Does this work at scale?

Polynomial regression runs into trouble for essentially the same scaling reasons as piece-wise linear functions. A low-degree polynomial is too rigid: it has global smoothness baked in. If the true function bends sharply in one region and gently in another, the polynomial has to contort everywhere to accommodate that one sharp bend. You get the classic oscillations and edge weirdness. A high-degree polynomial can fit almost anything in 1D, but it pays a price in numerical instability and global coupling: move one data point and the function ripples across the entire domain.

That global coupling is the key limitation. Every coefficient affects the function everywhere. There is no locality. Piece-wise linear models are local: change one knot and only one interval cares. Neural networks sit in between. They are globally parameterized, but locally adaptive. A ReLU network is linear in each region, yet different regions can behave very differently because different subsets of neurons are active.

Dimensionality makes polynomial regression collapse even faster. In multiple dimensions, a degree-d polynomial needs on the order of d^p terms in p dimensions. That combinatorial blow-up is the polynomial version of the curse of dimensionality. You can write it down on paper; you just can’t learn it from finite data. Neural networks again evade the grid by composing low-dimensional nonlinearities. They reuse features across dimensions instead of enumerating all interactions explicitly.

There’s also a bias story. Polynomial regression assumes smoothness of a very specific kind: infinite differentiability and global behavior governed by a single basis. That’s a strong and often wrong prior. Neural networks impose a weaker bias: piece-wise linearity plus compositional structure. That turns out to be a surprisingly good match for many real-world phenomena, which are often smooth-ish locally but stitched together from different regimes.
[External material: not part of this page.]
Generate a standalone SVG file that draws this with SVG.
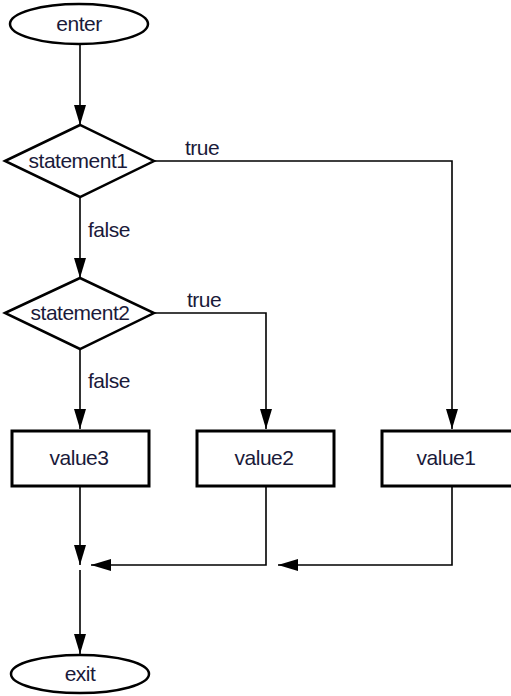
<svg xmlns="http://www.w3.org/2000/svg" width="511" height="696" viewBox="0 0 511 696">
<style>
  .shape { fill: #ffffff; stroke: #000000; stroke-width: 2.5; }
  .box { fill: #ffffff; stroke: #000000; stroke-width: 3; }
  .edge { fill: none; stroke: #000000; stroke-width: 1.6; }
  .lbl { font-family: "Liberation Sans", Arial, sans-serif; font-size: 21px; letter-spacing: -0.5px; fill: #1a1a3a; text-anchor: middle; }
  .elbl { font-family: "Liberation Sans", Arial, sans-serif; font-size: 21px; letter-spacing: -0.5px; fill: #1a1a3a; }
</style>
<defs>
  <marker id="arr" markerUnits="userSpaceOnUse" markerWidth="20" markerHeight="14" viewBox="0 0 20 14" refX="20" refY="7" orient="auto">
    <path d="M0,1 L20,7 L0,13 Z" fill="#000000"/>
  </marker>
</defs>
<rect width="511" height="696" fill="#ffffff"/>
<g id="connectors">
  <path class="edge" d="M80,45 L80,125" marker-end="url(#arr)"/>
  <path class="edge" d="M154,161 L452,161 L452,429" marker-end="url(#arr)"/>
  <path class="edge" d="M80,197 L80,278" marker-end="url(#arr)"/>
  <path class="edge" d="M154,313 L266,313 L266,429" marker-end="url(#arr)"/>
  <path class="edge" d="M80,349 L80,429" marker-end="url(#arr)"/>
  <path class="edge" d="M80,487 L80,565" marker-end="url(#arr)"/>
  <path class="edge" d="M266,487 L266,565 L91,565" marker-end="url(#arr)"/>
  <path class="edge" d="M452,487 L452,565 L278,565" marker-end="url(#arr)"/>
  <path class="edge" d="M80,570 L80,654" marker-end="url(#arr)"/>
  <text class="elbl" x="185" y="155">true</text>
  <text class="elbl" x="88" y="237">false</text>
  <text class="elbl" x="187" y="307">true</text>
  <text class="elbl" x="88" y="388">false</text>
</g>
<g id="enter">
  <ellipse class="shape" cx="79" cy="24" rx="69" ry="20"/>
  <text class="lbl" x="79" y="31">enter</text>
</g>
<g id="statement1">
  <polygon class="shape" points="5,161 80,125 154,161 80,197"/>
  <text class="lbl" x="78" y="168">statement1</text>
</g>
<g id="statement2">
  <polygon class="shape" points="5,313 80,278 154,313 80,349"/>
  <text class="lbl" x="80" y="320">statement2</text>
</g>
<g id="value3">
  <rect class="box" x="12" y="431" width="137" height="55"/>
  <text class="lbl" x="79" y="465">value3</text>
</g>
<g id="value2">
  <rect class="box" x="197" y="431" width="137" height="55"/>
  <text class="lbl" x="264" y="465">value2</text>
</g>
<g id="value1">
  <rect class="box" x="382" y="431" width="140" height="55"/>
  <text class="lbl" x="446" y="465">value1</text>
</g>
<g id="exit">
  <ellipse class="shape" cx="80" cy="674" rx="69" ry="19"/>
  <text class="lbl" x="80" y="681">exit</text>
</g>
</svg>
So yes, the same logic applies, but with a nuance: polynomial regression fails because it is too global and too entangled. Piece-wise linear interpolation fails because it is too local and too brittle. Neural networks work because they land in the narrow middle ground: local behavior with global parameter sharing. That balance is why they scale where the others don’t.